People are often surprised to hear that while it costs under £100 to incorporate a company, it costs several thousand pounds to close it down through a formal liquidation. This article is about the dissolution process, and how what is a relatively simple process can be used to bring about the end of non-trading companies with no or minimal assets and no or minimal debts, without the cost of going into liquidation.
So read on if:
- Your company has minimal or no assets
- Your company has minimal or no external debts
- Your company has under £25,000 of assets for distribution to shareholders
So let’s explore this …
Comparing striking or dissolution with liquidation and administration, many of the rules regarding insolvency are found in the Insolvency Act 1986 and Rules, whereas the rules for dissolution lie within the Companies Act 2006:
- Section 1003 gives the directors of a company the ability to strike off a company that has no debts.
- Section 1000 gives the Registrar of Companies the ability to strike off a company off if it fails to submit accounts or a document called a confirmation statement (the old ‘annual return’).
How does a Section 1003 director strike off work?
The process is…
- You deal with any assets and pay off any debts.
- If you have a number of directors, get some board minutes signed confirming your agreement to strike the company off. Minute the fact that as there are no assets and no debts, the strike off procedure is appropriate.
- Write to HMRC sending them a CT600 and accounts, together with an explanation that the company is in the process of being struck off.
- Deregister for VAT and PAYE. Use these links to do it online.
- Send form DS01 (with a cheque for £10 payable to the Registrar of Companies) to Companies House, Crown Way, Maindy, Cardiff, CF14 3UZ. Get it signed by all directors if you can. This can be done online.
- At the same time send a letter together with a copy of the DS01 to everyone you think might be a potential creditor or interested in the company’s strike off, in order to explain what’s happening – send it to former employees, suppliers, creditors, the pension fund. Keep a record of who you sent it to and when – best if you keep a copy of the covering letter.
- The Registrar of Companies will acknowledge receipt of the DS01 and place an advertisement in the London Gazette.
- If no one writes to HMRC to object, then two months later the Registrar will put another advert in the London Gazette to say that the company has been dissolved.
How are the shareholders affected?
Distributions to shareholders in a liquidation are taxed under the Capital Gains Tax rules. Distributions on a striking off are treated similarly, but only up to £25,000, by concession under ESC C16.
If you are looking to distribute over £25,000 on a striking off, income tax is charged on the whole of the distribution – so it’s often better to put the company through a solvent ‘members’ voluntary liquidation’ for distributions above this figure.

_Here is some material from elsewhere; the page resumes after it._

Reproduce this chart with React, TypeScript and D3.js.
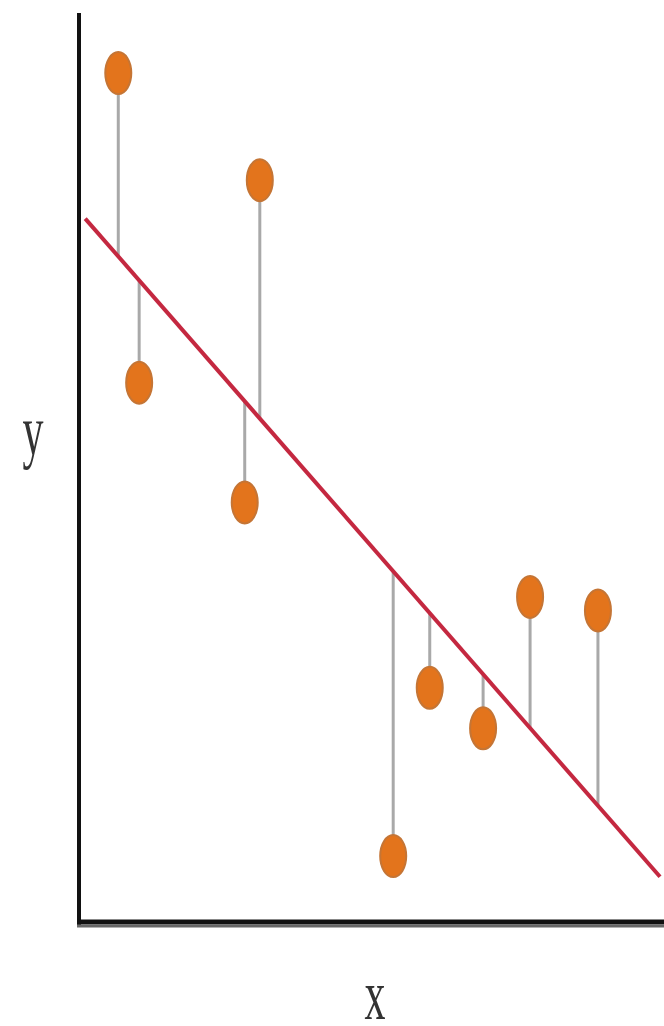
import React from 'react'
import * as d3 from 'd3'

// observed points (x, y) in data units
const pointX = [0.66, 1.02, 3.1, 2.84, 5.4, 6.03, 6.95, 7.76, 8.93]
const pointY = [9.41, 5.97, 8.22, 4.64, 0.71, 2.58, 2.13, 3.59, 3.44]

// fitted regression line y = a + b x
const intercept = 7.86
const slope = -0.738
const lineExtent = [0.09, 10]

const xLabel = 'x'
const yLabel = 'y'

const W = 664
const H = 1026

const App = () => {
  const x = d3.scaleLinear().domain([0, 10]).range([80, 660])
  const y = d3.scaleLinear().domain([0, 10]).range([920, 20])
  const fit = (v: number) => intercept + slope * v

  const linePath = d3.line<number>()
    .x(d => x(d))
    .y(d => y(fit(d)))(lineExtent)

  const points = pointX.map((v, i) => ({x: v, y: pointY[i]}))

  return (
    <svg width={W} height={H} style={{position: 'absolute', left: 0, top: 0, background: '#fff'}}>
      {/* residuals */}
      <g stroke="#a9a9a9" strokeWidth={3}>
        {points.map((p, i) => (
          <line key={i} x1={x(p.x)} x2={x(p.x)} y1={y(p.y)} y2={y(fit(p.x))} />
        ))}
      </g>

      {/* regression line */}
      <path d={linePath ?? ''} fill="none" stroke="#c42840" strokeWidth={4} />

      {/* points */}
      <g>
        {points.map((p, i) => (
          <ellipse key={i} cx={x(p.x)} cy={y(p.y)} rx={13} ry={21}
            fill="#e3741c" stroke="#c57535" strokeWidth={2} />
        ))}
      </g>

      {/* axes */}
      <line x1={79} x2={79} y1={13} y2={925} stroke="#111" strokeWidth={4} />
      <line x1={77} x2={W} y1={922} y2={922} stroke="#111" strokeWidth={5} />
      <line x1={77} x2={W} y1={926} y2={926} stroke="#666" strokeWidth={3} />

      {/* the reference is stretched vertically, so are its labels */}
      <g transform="translate(33,455) scale(1,1.7)">
        <text textAnchor="middle" fontFamily="Liberation Serif, serif"
          fontSize={42} fill="#333">{yLabel}</text>
      </g>
      <g transform="translate(375,1019) scale(1,1.7)">
        <text textAnchor="middle" fontFamily="Liberation Serif, serif"
          fontSize={42} fill="#333">{xLabel}</text>
      </g>
    </svg>
  )
}

export default App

HMRC – can they be difficult?
Yes, on two bases…
Firstly, because you can’t talk to anyone there, no one there seems to take responsibility and they don’t respond quickly to any documentation they receive.
The Registrar of Companies will not strike off a company that owes any money to HMRC, that is if HMRC tell them on time. If any ‘late claims’ come to light, after dissolution, then HMRC can apply to have the company restored to the Register. Restoration after a Section 1000 strike off is a simple matter, all HMRC have to do is submit a form to the Registrar of Companies. Restoration after a Section 1003 strike off requires HMRC to apply to court.
In practice, it’s a good idea to get the forms in to cancel the various registrations with HMRC and CT600s early, then leave it a few months before submitting the DS01.
Secondly, there might be difficulties where a company has more than £25,000 in assets.
One option could be to distribute some of the profits by dividend leaving less than £25,000 in the company and then distribute what is left using ESC C16, as a capital distribution. However, there is a risk that HMRC look at the distributions as a whole and treat them all as an income tax distribution.
This is because a few years ago HMRC introduced some rules – the so called Targeted Anti-Abuse Rules – to prevent people converting dividends into capital on distributions made in windings-up of companies. The rules apply where:
- The person carries on trading in the same or similar trade within 2 years; and
- A purpose of the winding up is to reduce income tax.
Here’s a link to some guidance given to the Chartered Institute of taxation by HMRC.
A straight dissolution can be a great way to either ‘kill off’ a company that’s no longer required or get a relatively small amount of money / assets out of a company to its shareholders, and so should be considered as a cheap but highly effective alternative to liquidation where the circumstances are right. But as with any ‘liquidation’ it’s never a bad idea to take an insolvency practitioner’s advice.